The transform function follows the same principle, so we don't show it explicitly here and just set it to a no-op:

transform = lambda x: x

Note how the reader function returns a dictionary, while the pre_transform function builds the data object that pytorch_geometric works with. If pre_transform is not given, a dataset would load datapoints as dicts.

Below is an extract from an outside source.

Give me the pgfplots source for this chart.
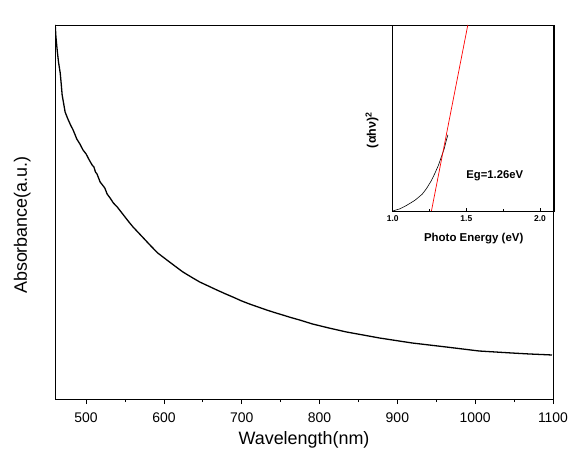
\documentclass[border=0pt]{standalone}
\usepackage{fontspec}
\setmainfont{Liberation Sans}
\usepackage{pgfplots}
\pgfplotsset{compat=1.18}
\begin{document}
\begin{tikzpicture}
\path[use as bounding box] (-55bp,-57bp) rectangle (517bp,399bp);
\begin{axis}[
  scale only axis, width=498bp, height=374bp,
  xmin=460, xmax=1100, ymin=0, ymax=374,
  axis line style={line width=0.9pt},
  xtick={500,600,...,1100}, minor xtick={550,650,...,1050},
  ytick=\empty,
  xtick pos=bottom, tick align=outside,
  major tick length=5bp, minor tick length=3bp,
  every tick/.style={black, line width=0.8pt},
  /pgf/number format/assume math mode=true,
  /pgf/number format/1000 sep={},
  tick label style={font=\fontsize{14}{16}\selectfont},
  xticklabel style={yshift=-5bp},
  xlabel={Wavelength(nm)}, ylabel={Absorbance(a.u.)},
  label style={font=\fontsize{18}{21}\selectfont},
  xlabel style={at={(axis description cs:0.5,-0.11)}, anchor=center},
  ylabel style={at={(axis description cs:-0.066,0.465)}, anchor=center},
]
\addplot[black, line width=1.3pt] coordinates {
(460.3,374) (461.2,362) (462.8,349) (464.5,337) (466.7,326) (468,315) (469.2,304) (471,296) (473,287) (473.5,286)
(476,281) (480,274) (483.3,269) (488,260) (492,255) (496,249) (500,245) (504,239) (507.7,234) (510,232) (512,227)
(514,225) (516,221) (518,217) (521,214) (524,211) (527,205) (530.8,201) (535,196) (540,192) (545,187) (550,182)
(555,177) (560.3,172) (570,164) (582,154) (592,146) (603.8,139) (614,133) (624.4,127) (635,122) (646,117)
(657,113) (668,109) (678,105.5) (688.5,102) (700,98) (710,95) (721,92) (732,89) (742,86.5) (752.6,84)
(763,81.5) (774.4,79) (791,75) (812,71) (834.6,67) (856,64) (877,61) (898,58.5) (919,56) (941,54)
(962.8,52) (984,50) (1005,48) (1026,47) (1047,46) (1070,45) (1085,44.5) (1098.7,44)
};
\end{axis}
\begin{axis}[
  at={(337.7bp,188bp)}, anchor=south west,
  scale only axis, width=162bp, height=186bp,
  xmin=1.0, xmax=2.1, ymin=0, ymax=1,
  axis line style={line width=0.8pt},
  xtick={1.0,1.5,2.0}, minor xtick={1.25,1.75},
  ytick=\empty,
  xtick pos=bottom, tick align=inside,
  major tick length=3bp, minor tick length=2bp,
  every tick/.style={black, line width=0.6pt},
  /pgf/number format/.cd, fixed, fixed zerofill, precision=1, assume math mode=true, /pgfplots/.cd,
  tick label style={font=\bfseries\fontsize{8.5}{10}\selectfont},
  xticklabel style={yshift=-1.5bp},
  xlabel={\textbf{Photo Energy (eV)}},
  ylabel={\textbf{(αhν)\textsuperscript{2}}},
  xlabel style={font=\fontsize{11.5}{13}\selectfont, at={(axis description cs:0.5,-0.15)}, anchor=center},
  ylabel style={font=\fontsize{12.5}{14}\selectfont, at={(axis description cs:-0.128,0.435)}, anchor=center},
]
\addplot[black, line width=0.6pt] coordinates {
(1.0,0) (1.05,0.012) (1.094,0.03) (1.15,0.057) (1.2,0.09) (1.229,0.12) (1.26,0.16) (1.285,0.2)
(1.31,0.245) (1.33,0.29) (1.35,0.335) (1.364,0.38) (1.375,0.41)
};
\addplot[red, line width=0.7pt] coordinates {(1.263,0) (1.51,1)};
\node[font=\fontsize{11.3}{13}\selectfont] at (axis cs:1.693,0.188) {\textbf{Eg=1.26eV}};
\end{axis}
\end{tikzpicture}
\end{document}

Now, we can put together our dataset. Upon first instantiation, it will pre-process the data in the files given as input into Data objects and store them individually in a directory output/processed. As long as it sees this directory, it will not process any files again when another dataset is opend with the same output path. Data procesessing will be parallelized over the number of processes given as n_processes, and chunk_size many samples will be processed at once.

dataset = QGDataset(
    input,
    output,
    reader = reader,
    validate_data = True,
    chunksize = 5000,
    n_processes= 12,
    transform = transform,
    pre_transform = pre_transform,
    pre_filter = pre_filter,
)

Here we use 12 processes which process the data in chunks of 5000 samples before loading the next 5000 using the reader function, processing them and so on.

Indexing and subsetting

To index into an existing dataset, use the normal [] operator with either a range or an integer:

datapoint = dataset[42]

range_of_datapoints = dataset[42:84]

Note that the dataset internally treats all supplied files as one consecutive range of datapoints, in the order they are given!

Since the QGDataset is a torch dataset under the hood, it works together with torch's subset functionality:

subset = torch.Subset(dataset, 0:4:100)
random_subset = torch.Subste(dataset, torch.randint(0, 99, 25))

This can help with dataset splitting for, e.g., k-fold cross validation or other tasks where splitting a dataset into multiple groups are needed.